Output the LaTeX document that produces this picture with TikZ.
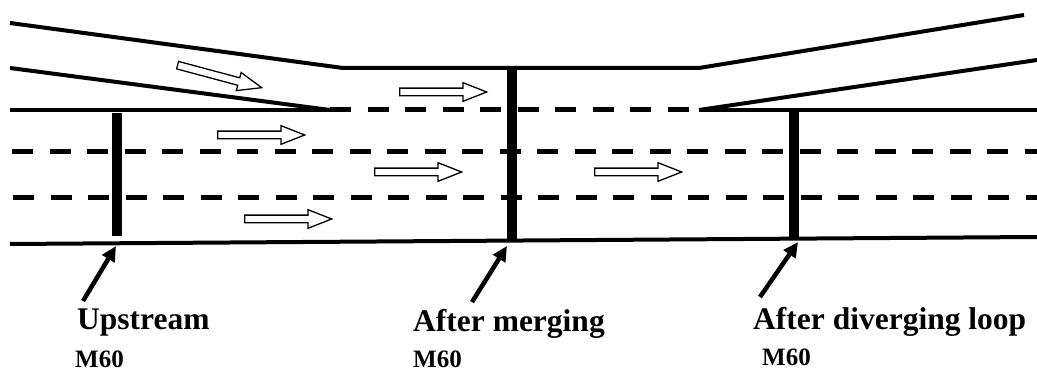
\documentclass[tikz,border=0pt]{standalone}
\usepackage{fontspec}
\setmainfont{Liberation Serif}
\usetikzlibrary{shapes.arrows,arrows.meta}
\begin{document}
\begin{tikzpicture}[x=1pt,y=-1pt,
  road/.style={line width=4pt},
  lanemark/.style={line width=5pt, dash pattern=on 21pt off 16.5pt},
  detector/.style={line width=10pt},
  flow/.style={single arrow, draw=black, fill=white, line width=1.3pt,
    minimum height=87pt, minimum width=0pt, inner xsep=0pt, inner ysep=3.2pt,
    text height=0pt, text depth=0pt, single arrow head extend=5.5pt,
    single arrow tip angle=43, anchor=tail},
  annot/.style={line width=4.5pt, -{Triangle[length=15pt,width=14pt]}},
  lbl/.style={anchor=base west, inner sep=0pt, font=\bfseries\fontsize{31.5}{36}\selectfont},
  sublbl/.style={anchor=base west, inner sep=0pt, font=\bfseries\fontsize{25}{30}\selectfont}]
\useasboundingbox (0,0) rectangle (1037,371);
% road edges
\draw[road] (10,23) -- (343,68) -- (699,68) -- (1024,15);
\draw[road] (10,68) -- (330,110);
\draw[road] (10,110) -- (331,110);
\draw[road] (699,110) -- (1037,110);
\draw[road] (699,110) -- (1037,60);
\draw[road] (10,244) -- (1037,237);
% lane markings
\draw[lanemark] (330,110) -- (700,110);
\draw[lanemark] (12,152) -- (1037,152);
\draw[lanemark] (13,198) -- (1037,198);
% detectors
\draw[detector] (117,113) -- (117,236);
\draw[detector] (512,68) -- (512,240);
\draw[detector] (794,112) -- (794,237);
\coordinate (d1) at (116,246);
\coordinate (d2) at (507,246);
\coordinate (d3) at (798,242);
% traffic flow arrows
\node[flow, rotate=-15] (f1) at (177,65) {};
\node[flow] (f2) at (399,92) {};
\node[flow] (f3) at (217,135) {};
\node[flow] (f4) at (374,172) {};
\node[flow] (f5) at (244,219) {};
\node[flow] (f6) at (594,172) {};
% labels
\node[lbl] (up) at (77,330) {Upstream};
\node[lbl] (am) at (413,332) {After merging};
\node[lbl] (adl) at (753,330) {After diverging loop};
\node[sublbl] (m1) at (75,367.5) {M60};
\node[sublbl] (m2) at (413,367.5) {M60};
\node[sublbl] (m3) at (762,366) {M60};
\coordinate (t1) at (83,301);
\coordinate (t2) at (472,302);
\coordinate (t3) at (760,297);
\draw[annot] (t1) -- (d1);
\draw[annot] (t2) -- (d2);
\draw[annot] (t3) -- (d3);
\end{tikzpicture}
\end{document}
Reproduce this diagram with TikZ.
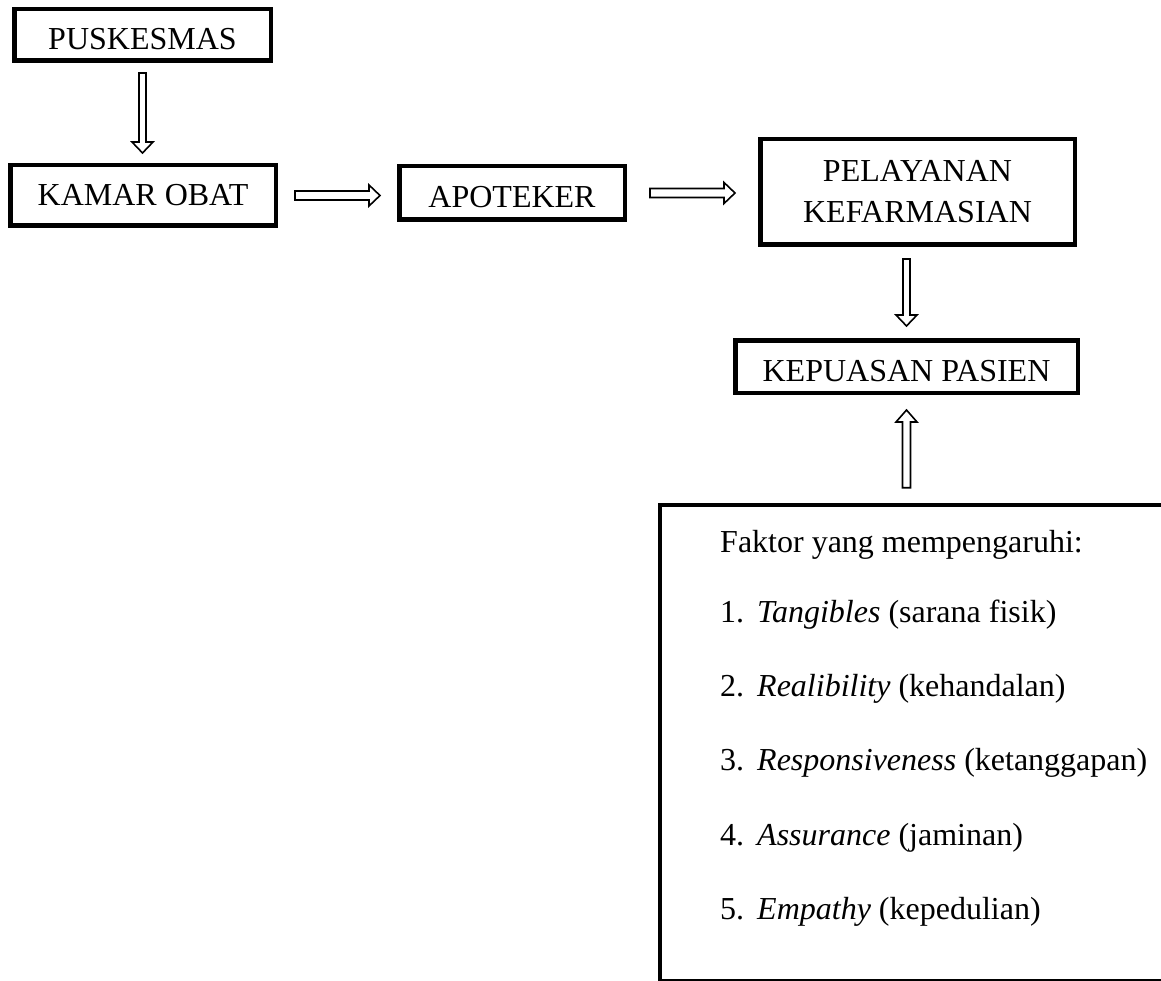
\documentclass[tikz,border=0pt]{standalone}
\usepackage{fontspec}
\setmainfont{Liberation Serif}
\usetikzlibrary{calc}

\tikzset{
  kotak/.style={draw, line width=4.5pt, inner sep=0pt, align=center,
    font=\fontsize{32}{41}\selectfont},
  turun/.style={text height=29pt, text depth=0pt},
  isi/.style={anchor=base west, inner sep=0pt, font=\fontsize{32}{38}\selectfont},
  arrowgap/.store in=\agap, arrowgap=10pt,
  panah/.style={draw, line width=1.6pt, fill=white},
  kanan/.style={panah, to path={let \p1=(\tikztostart), \p2=(\tikztotarget) in
    (\x1+\agap,\y1+4.5pt) -- (\x2-\agap-11pt,\y1+4.5pt) -- (\x2-\agap-11pt,\y1+10.5pt)
    -- (\x2-\agap,\y1) -- (\x2-\agap-11pt,\y1-10.5pt) -- (\x2-\agap-11pt,\y1-4.5pt)
    -- (\x1+\agap,\y1-4.5pt) -- cycle}},
  bawah/.style={panah, to path={let \p1=(\tikztostart), \p2=(\tikztotarget) in
    (\x1-3.5pt,\y1-\agap) -- (\x1-3.5pt,\y2+\agap+11pt) -- (\x1-10.5pt,\y2+\agap+11pt)
    -- (\x1,\y2+\agap) -- (\x1+10.5pt,\y2+\agap+11pt) -- (\x1+3.5pt,\y2+\agap+11pt)
    -- (\x1+3.5pt,\y1-\agap) -- cycle}},
  atas/.style={panah, to path={let \p1=(\tikztostart), \p2=(\tikztotarget) in
    (\x1-4pt,\y1+\agap) -- (\x1-4pt,\y2-\agap-12pt) -- (\x1-10.5pt,\y2-\agap-12pt)
    -- (\x1,\y2-\agap) -- (\x1+10.5pt,\y2-\agap-12pt) -- (\x1+4pt,\y2-\agap-12pt)
    -- (\x1+4pt,\y1+\agap) -- cycle}}
}

\begin{document}
\begin{tikzpicture}[x=1pt,y=-1pt]
  \useasboundingbox (0,0) rectangle (1161,981);
  \fill[white] (0,0) rectangle (1161,981);
  \clip (0,0) rectangle (1161,981);

  \node[kotak, turun, minimum width=256.5pt, minimum height=51.5pt] (pusk) at (142.5,35) {PUSKESMAS};
  \node[kotak, minimum width=265.5pt, minimum height=60.5pt] (kamar) at (143,195.5) {KAMAR OBAT};
  \node[kotak, turun, minimum width=225.5pt, minimum height=53.5pt] (apot) at (512,193) {APOTEKER};
  \node[kotak, minimum width=314.5pt, minimum height=105.5pt] (pel) at (917.5,192) {PELAYANAN\\KEFARMASIAN};
  \node[kotak, turun, minimum width=342.5pt, minimum height=52.5pt] (kep) at (906.5,366.5) {KEPUASAN PASIEN};
  \node[kotak, minimum width=515pt, minimum height=476.5pt, anchor=north west] (faktor) at (657.75,502.75) {};

  \node[isi] (judul) at (720,552) {Faktor yang mempengaruhi:};
  \node[isi] (t1) at (720,622) {\makebox[37pt][l]{1.}\textit{Tangibles} (sarana fisik)};
  \node[isi] (t2) at (720,696.4) {\makebox[37pt][l]{2.}\textit{Realibility} (kehandalan)};
  \node[isi] (t3) at (720,770.8) {\makebox[37pt][l]{3.}\textit{Responsiveness} (ketanggapan)};
  \node[isi] (t4) at (720,845.2) {\makebox[37pt][l]{4.}\textit{Assurance} (jaminan)};
  \node[isi] (t5) at (720,919.6) {\makebox[37pt][l]{5.}\textit{Empathy} (kepedulian)};

  \draw[bawah, arrowgap=10pt] (pusk.south) to (kamar.north);
  \draw[kanan, arrowgap=17pt] (kamar.east) to (apot.west);
  \draw[kanan, arrowgap=23pt] (apot.east) to (pel.west);
  \draw[bawah, arrowgap=12pt] (pel.south -| kep.north) to (kep.north);
  \draw[atas, arrowgap=15pt] (faktor.north -| kep.south) to (kep.south);
\end{tikzpicture}
\end{document}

**Exercise requirements**
Reproduce each line of the material containing the word "with".

**Written solution**
Output the LaTeX document that produces this picture with TikZ.
Reproduce this diagram with TikZ.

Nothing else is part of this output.